By Park Sae-jin Posted : June 21, 2016, 08:35 Updated : June 21, 2016, 08:35

[AP/Yonhap News Photo ]


US Vice President Joe Biden said that "denigrating" America's closest allies is a "serious and tragic mistake" as he unleashed a scathing swipe at Republican presidential candidate Donald Trump.

Biden made his remarks in a security conference in Washington as concern has grown about the potential negative effects Trump could have on alliances if he is elected. The real-estate tycoon has expressed deeply negative views of alliances and US security commitments overseas, seeing them as a cumbersome burden sucking up taxpayer dollars.

"The unrivaled network of alliances and partnerships that we have enables us to be an effective global leader," Biden said. "As we continue to urge our allies to do more, denigrating our closest partners as liabilities is a serious and tragic mistake."

Calling Asia "the world's most consequential region," Biden maintained that the US is a "Pacific power."
"The next administration is going to inherit treaty alliances with Australia, Japan, South Korea, the Philippines and they're stronger than they've ever been," Biden said at the Center for a New American Security conference.

"Maintaining our alliances isn't always easy, to state the obvious, but the United States is wealthier and safer because the world's strongest democracies are on our corner. It's just common sense," he said.'

Trump has long argued that the U.S. should no longer be the "policeman of the world," expressing deeply negative views of U.S. security commitments overseas and claiming it makes no sense for the US to help defend such wealthy allies as Japan, South Korea and Saudi Arabia in exchange for little.
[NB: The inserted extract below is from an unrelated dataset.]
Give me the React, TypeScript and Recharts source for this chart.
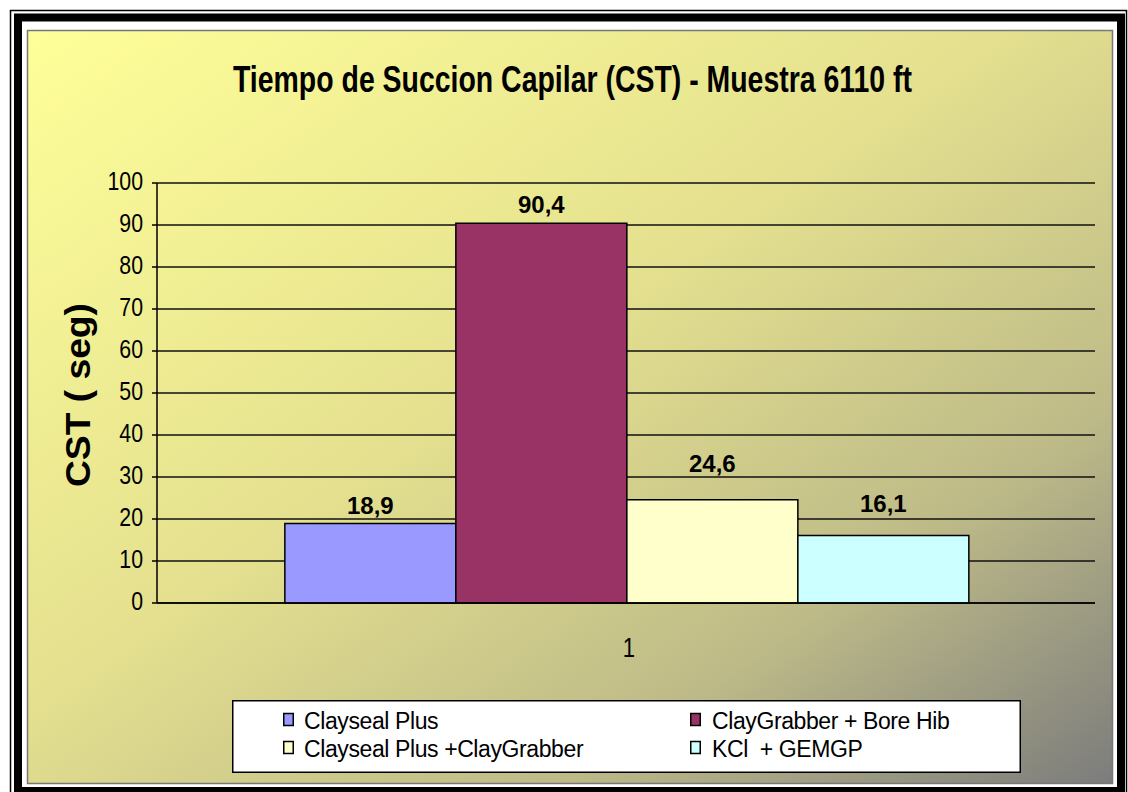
import React from 'react';
import { BarChart, Bar, XAxis, YAxis, CartesianGrid, Legend, LabelList } from 'recharts';

const categories = ['1'];
const seriesKeys = ['s0', 's1', 's2', 's3'];
const seriesNames = ['Clayseal Plus', 'ClayGrabber + Bore Hib', 'Clayseal Plus +ClayGrabber', 'KCl  + GEMGP'];
const claysealPlus = [18.9];
const clayGrabberBoreHib = [90.4];
const claysealPlusClayGrabber = [24.6];
const kclGemgp = [16.1];
const yTicks = [0, 10, 20, 30, 40, 50, 60, 70, 80, 90, 100];
const titleText = 'Tiempo de Succion Capilar (CST) - Muestra 6110 ft';
const yAxisTitle = 'CST ( seg)';

const seriesColors = ['#9999FF', '#993366', '#FFFFCC', '#CCFFFF'];
const labelOffsets = [10, 10, 28, 23];

const data = categories.map((c, i) => ({
  name: c,
  s0: claysealPlus[i],
  s1: clayGrabberBoreHib[i],
  s2: claysealPlusClayGrabber[i],
  s3: kclGemgp[i],
}));

const FONT = '"Liberation Sans", Arial, sans-serif';

const fmt = (v: any) => String(v).replace('.', ',');

const YTick = (props: any) => {
  const { x, y, payload } = props;
  return (
    <text transform={`translate(${x},${y}) scale(0.82,1)`} x={0} y={7} textAnchor="end" fontSize={26} fontFamily={FONT} fill="#000">
      {payload.value}
    </text>
  );
};

const XTick = (props: any) => {
  const { x, y, payload } = props;
  return (
    <text transform={`translate(${x + 3},${y}) scale(0.82,1)`} x={0} y={46} textAnchor="middle" fontSize={27} fontFamily={FONT} fill="#000">
      {payload.value}
    </text>
  );
};

const YLabel = (props: any) => {
  const vb = props.viewBox || { x: 0, y: 0, width: 0, height: 0 };
  const cy = vb.y + vb.height / 2 + 2;
  const cx = 90;
  return (
    <text
      x={cx}
      y={cy}
      transform={`rotate(-90, ${cx}, ${cy})`}
      textAnchor="middle"
      fontSize={35}
      fontWeight="bold"
      fontFamily={FONT}
      fill="#000"
      textLength={184}
      lengthAdjust="spacingAndGlyphs"
      style={{ whiteSpace: 'pre' }}
    >
      {yAxisTitle}
    </text>
  );
};

const renderLegend = (props: any) => {
  const payload = props.payload || [];
  return (
    <svg width={789} height={73} style={{ display: 'block' }}>
      <rect x={0.75} y={0.75} width={787.5} height={71.5} fill="#FFFFFF" stroke="#000" strokeWidth={1.5} />
      {payload.map((entry: any) => {
        const idx = seriesNames.indexOf(entry.value);
        const i = idx < 0 ? 0 : idx;
        const col = i % 2;
        const row = Math.floor(i / 2);
        const sx = col === 0 ? 51 : 458;
        const tx = col === 0 ? 72 : 480;
        const base = row === 0 ? 29 : 57;
        return (
          <g key={entry.value}>
            <rect x={sx + 0.75} y={base - 15.5} width={9.5} height={12} fill={entry.color} stroke="#000" strokeWidth={1.5} />
            <text x={tx} y={base} fontSize={23} fontFamily={FONT} fill="#000" style={{ whiteSpace: 'pre' }} letterSpacing={-0.4}>
              {entry.value}
            </text>
          </g>
        );
      })}
    </svg>
  );
};

export default function App() {
  return (
    <div style={{ position: 'absolute', left: 0, top: 0, width: 1128, height: 792, background: '#FFFFFF', overflow: 'hidden' }}>
      <svg width={1128} height={792} style={{ position: 'absolute', left: 0, top: 0 }}>
        <defs>
          <linearGradient id="bgGrad" x1="0" y1="0" x2="1" y2="1">
            <stop offset="0" stopColor="#FFFF99" />
            <stop offset="0.45" stopColor="#E4E08F" />
            <stop offset="0.75" stopColor="#BDBA88" />
            <stop offset="1" stopColor="#7C7C7C" />
          </linearGradient>
        </defs>
        <rect x={10.5} y={10.5} width={1116} height={800} fill="none" stroke="#000" strokeWidth={1.5} />
        <rect x={18} y={17.5} width={1103} height={773.5} fill="none" stroke="#000" strokeWidth={8} />
        <rect x={27.5} y={30.5} width={1085} height={753} fill="url(#bgGrad)" stroke="#777" strokeWidth={1.5} />
        <text
          x={572.5}
          y={92}
          textAnchor="middle"
          fontSize={37}
          fontWeight="bold"
          fontFamily={FONT}
          fill="#000"
          textLength={679}
          lengthAdjust="spacingAndGlyphs"
        >
          {titleText}
        </text>
      </svg>
      <div style={{ position: 'absolute', left: 0, top: 0 }}>
        <BarChart
          width={1128}
          height={792}
          data={data}
          margin={{ top: 183, right: 33, bottom: 149, left: 97 }}
          barCategoryGap="13.63%"
          barGap={0}
        >
          <CartesianGrid vertical={false} stroke="#111" strokeWidth={1.5} />
          <XAxis
            dataKey="name"
            height={40}
            tickLine={false}
            tickSize={8}
            tickMargin={0}
            axisLine={{ stroke: '#000', strokeWidth: 1.5 }}
            tick={<XTick />}
          />
          <YAxis
            width={60}
            domain={[0, 100]}
            ticks={yTicks}
            interval={0}
            tickSize={5}
            tickMargin={9}
            tickLine={{ stroke: '#000', strokeWidth: 1.5 }}
            axisLine={{ stroke: '#000', strokeWidth: 1.5 }}
            tick={<YTick />}
            label={<YLabel />}
          />
          <Legend
            layout="horizontal"
            verticalAlign="middle"
            align="center"
            itemSorter={null as any}
            content={renderLegend}
            wrapperStyle={{ left: 232, top: 700, width: 789, height: 73 }}
          />
          {seriesKeys.map((k, i) => (
            <Bar
              key={k}
              dataKey={k}
              name={seriesNames[i]}
              fill={seriesColors[i]}
              stroke="#000"
              strokeWidth={1.5}
              isAnimationActive={false}
            >
              <LabelList
                dataKey={k}
                position="top"
                offset={labelOffsets[i]}
                formatter={fmt}
                fill="#000"
                fontSize={24}
                fontWeight="bold"
                fontFamily={FONT}
              />
            </Bar>
          ))}
        </BarChart>
      </div>
    </div>
  );
}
He says allies should pay 100 percent of the cost of stationing American troops, or the US should be prepared to end their protection. He even suggested allowing South Korea and Japan to develop their own nuclear weapons for self-defense so as to reduce US security burdens.

About 28,500 American troops are stationed in South Korea to deter North Korean aggression, a legacy of the 1950-53 Korean War, which ended in a truce, not a peace treaty.